(Bloomberg) — Duolingo Inc., a Pittsburgh company that makes a popular language-learning app, was removed from some app stores in China, signaling the government’s crackdown on for-profit education may be extending beyond the country’s shores.
“We are working to address the issue and are hopeful that the app will be reinstated in the near term,” the company said in an emailed statement. “In the meanwhile, existing users in China can continue to use the app as they always do.”
Unverified reports of the app’s removal spread on social media Thursday, briefly sending Duolingo’s stock dipping. It ended the day with a gain of about 3%.
It’s not clear whether the removal was related to China’s recent crackdown on educational practices. In late July, Beijing authorities announced a broad set of reforms for private education companies, seeking to decrease workloads for students and overhaul a sector it said had been “hijacked by capital.”

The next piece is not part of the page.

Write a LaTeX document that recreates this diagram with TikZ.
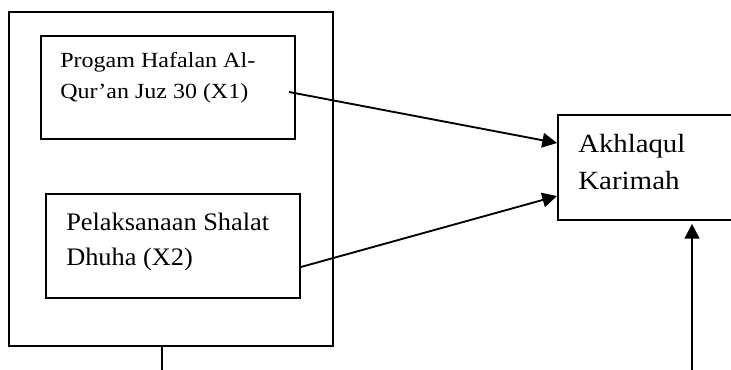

In addition to forcing such companies to become non-profits, the regulations banned the teaching of foreign curriculums, tightened scrutiny of imported textbooks and forbid the hiring of foreign teachers outside of China.
China’s broad campaign to rein in technology companies has thus far focused primarily on homegrown giants like Alibaba Group Holding Ltd. and Tencent Holdings Ltd. But the unprecedented campaign is creating ripple effects globally, including by restricting the flow of Chinese IPOs to the U.S.
Most recently, fears that Beijing will next set its sights on the gaming sector walloped shares in Tencent and global partners, including Nintendo Co. and Nexon Co. Beijing has a history of hampering foreign firms, imposing its censorship requirements on Apple Inc., while mandating cloud services like Amazon.com Inc.’s work only through a Chinese partner.